L’unico custode è in ferie, “obbligate”, da qualche giorno per essere finito nel registro degli indagati e nonostante l’intervento del dirigente medico Gian Paolo Pagliari che ha dato nuove disposizioni per far funzionare il settore, le camere mortuarie sono divenute terra di nessuno.
Ieri, ad esempio, la salma di una donna, non identificata , era stata lasciata su un lettino, porta aperta, visibile a tutti.
Fuori dalle camere mortuarie i parenti di altri defunti hanno atteso per lungo tempo che arrivasse un responsabile del settore per chiedere informazioni, ma nessuno si è presentato.
E tra chi protestava anche un pensionato, furente, perchè la moglie mancata da qualche ora, era stata abbandonata sopra un lettino, lenzuola sporche.
E le altre lenzuola utilizzate per coprire le salme non sono state rimosse da giorni dal locale ripostiglio.
La conferma? Si sono talmente accumulate da fuoriuscire dal cesto porta biancheria e sono accatastate per terra.
Ripostiglio che denota chiaramente i segni dell’incuria e dell’abbandono: decine di sacchetti di plastica gettati a terra come la carta che riveste le confezioni delle medicine o contenitori di plastica vuoti sparsi ovunque.
In un altro locale, anche questo accessibile a tutti, le lenzuola che coprono le salme sono state raggruppate a mucchio sopra un lettino, avvolte intorno ad una bottiglia di plastica.
«Un’indecenza — tuonano seccati i parenti dei defunti — nessun rispetto per i morti». Eppure le disposizioni del dirigente medico sono chiare.
«L’apertura e la chiusura della camera mortuaria — si legge nel documento inviato anche alla direzione sanitaria di Sanremo — dovranno essere effettuate dal personale socio sanitario in servizio psichiatrico e del punto di primo intervento. Il personale di reparto provvederà al trasporto della salma presso la camera mortuaria utilizzando i propri dipendenti socio sanitari o chiedendo, ove si renda necessario, la collaborazione di colleghi di altri reparti».
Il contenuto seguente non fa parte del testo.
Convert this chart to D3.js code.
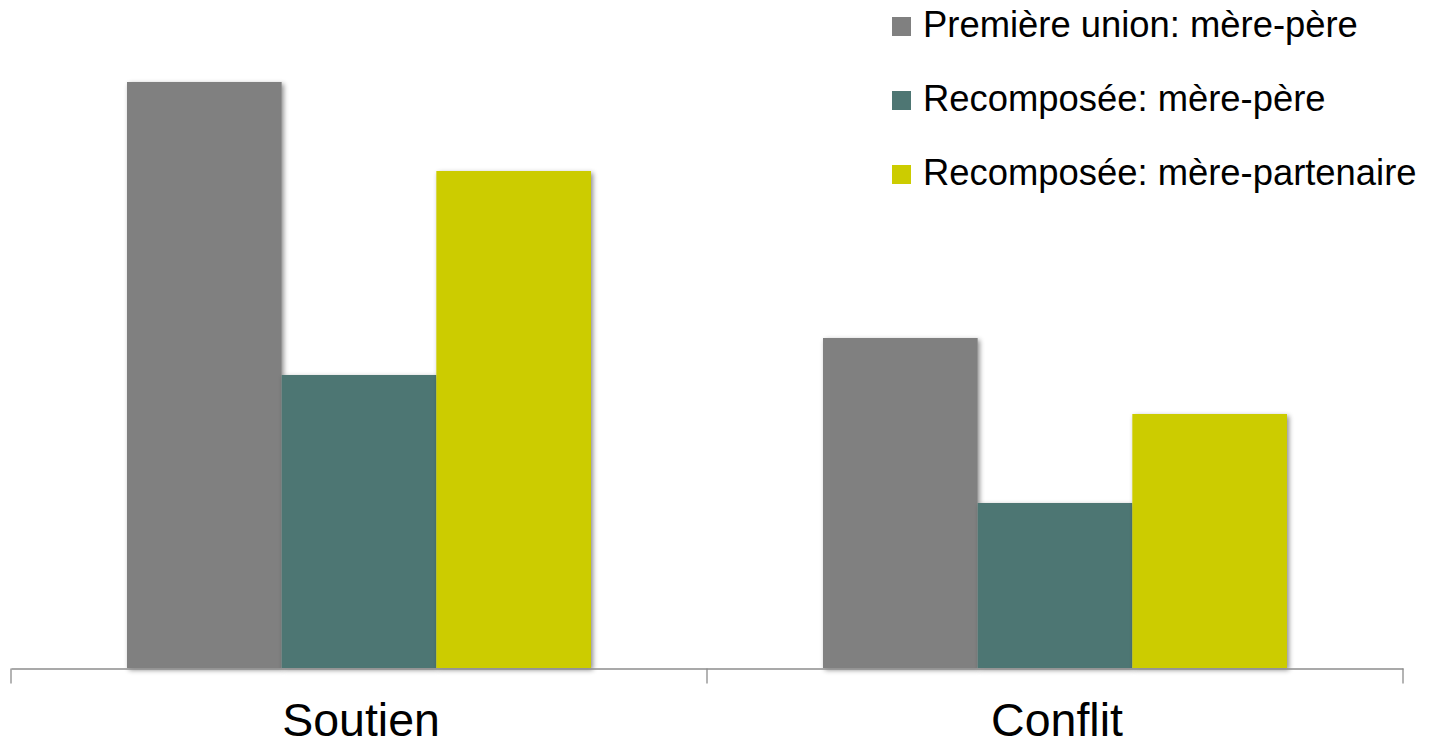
<!DOCTYPE html>
<html>
<head>
<meta charset="utf-8">
<script src="https://cdn.jsdelivr.net/npm/d3@7"></script>
<style>
  body { margin: 0; background: #fff; }
  svg { display: block; font-family: "Liberation Sans", Arial, sans-serif; }
</style>
</head>
<body>
<svg class="chart"></svg>
<script>
// chart data
var categories = ["Soutien", "Conflit"];
var seriesNames = ["Première union: mère-père", "Recomposée: mère-père", "Recomposée: mère-partenaire"];
var seriesColors = ["#808080", "#4e7673", "#cccc00"];
var premiereUnion = [5.86, 3.30];
var recomposeePere = [2.93, 1.65];
var recomposeePartenaire = [4.97, 2.54];

var width = 1429, height = 747;
var left = 11, right = 1403, baseline = 668;

var data = categories.map(function(c, i) {
  return { category: c, values: [premiereUnion[i], recomposeePere[i], recomposeePartenaire[i]] };
});

var chart = d3.select(".chart")
  .attr("width", width)
  .attr("height", height);

// soft shadow under bars
var defs = chart.append("defs");
defs.append("filter")
  .attr("id", "shadow")
  .attr("x", "-10%").attr("y", "-10%")
  .attr("width", "120%").attr("height", "120%")
  .append("feDropShadow")
  .attr("dx", 2).attr("dy", 2)
  .attr("stdDeviation", 2.5)
  .attr("flood-color", "#000")
  .attr("flood-opacity", 0.45);

var x0 = d3.scaleBand()
  .domain(categories)
  .range([left, right])
  .paddingInner(0)
  .paddingOuter(0);

var x1 = d3.scaleBand()
  .domain(d3.range(seriesNames.length))
  .range([116, x0.bandwidth() - 116]);

var y = d3.scaleLinear()
  .domain([0, 6])
  .range([baseline, 68]);

// bars, one group per category
var group = chart.selectAll("g.cat")
  .data(data)
  .enter().append("g")
  .attr("class", "cat")
  .attr("transform", function(d) { return "translate(" + x0(d.category) + ",0)"; });

group.selectAll("rect")
  .data(function(d) { return d.values; })
  .enter().append("rect")
  .attr("x", function(d, i) { return x1(i); })
  .attr("y", function(d) { return y(d); })
  .attr("width", x1.bandwidth())
  .attr("height", function(d) { return baseline - y(d); })
  .attr("fill", function(d, i) { return seriesColors[i]; })
  .attr("filter", "url(#shadow)");

// category axis at the bottom
var xAxis = d3.axisBottom(x0)
  .tickSize(0)
  .tickFormat("");

var axisG = chart.append("g")
  .attr("class", "x axis")
  .attr("transform", "translate(0," + (baseline + 0.5) + ")")
  .call(xAxis);
axisG.select(".domain").attr("stroke", "#8c8c8c").attr("stroke-width", 1.3);

// tick marks between categories
var tickPos = [left].concat(categories.map(function(c) { return x0(c) + x0.bandwidth(); }));
axisG.selectAll("line.sep")
  .data(tickPos)
  .enter().append("line")
  .attr("class", "sep")
  .attr("x1", function(d) { return d; })
  .attr("x2", function(d) { return d; })
  .attr("y1", 0)
  .attr("y2", 15)
  .attr("stroke", "#8c8c8c")
  .attr("stroke-width", 1.3);

// category labels
chart.selectAll("text.cat-label")
  .data(categories)
  .enter().append("text")
  .attr("class", "cat-label")
  .attr("x", function(d) { return x0(d) + x0.bandwidth() / 2 + 2; })
  .attr("y", 736)
  .attr("text-anchor", "middle")
  .style("font-size", "46.5px")
  .style("fill", "#000")
  .text(function(d) { return d; });

// legend
var legend = chart.selectAll("g.legend")
  .data(seriesNames)
  .enter().append("g")
  .attr("class", "legend")
  .attr("transform", function(d, i) { return "translate(892," + (17 + i * 74) + ")"; });

legend.append("rect")
  .attr("width", 19)
  .attr("height", 19)
  .attr("fill", function(d, i) { return seriesColors[i]; });

legend.append("text")
  .attr("x", 31)
  .attr("y", 20)
  .style("font-size", "36.4px")
  .style("fill", "#000")
  .text(function(d) { return d; });
</script>
</body>
</html>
«Per quanto riguarda la gestione delle camere mortuarie – fa sapere la direzione dell’Asl – si ricorda che a causa dei noti provvedimenti adottati a seguito dell’indagine investigativa in corso, l’Azienda ha preso provvedimenti di emergenza che potrebbero comportare anche momentanei disagi. Peraltro la camera ardente si presenta pulita e in ordine mentre il deposito di servizio, non aperto pertanto al pubblico, si trovava effettivamente ancora da riordinare. E’ evidente che, pur nelle ricordate difficoltà , continueremo a monitorare la situazione al fine di assicurare un adeguato servizio ai famigliari dei defunti».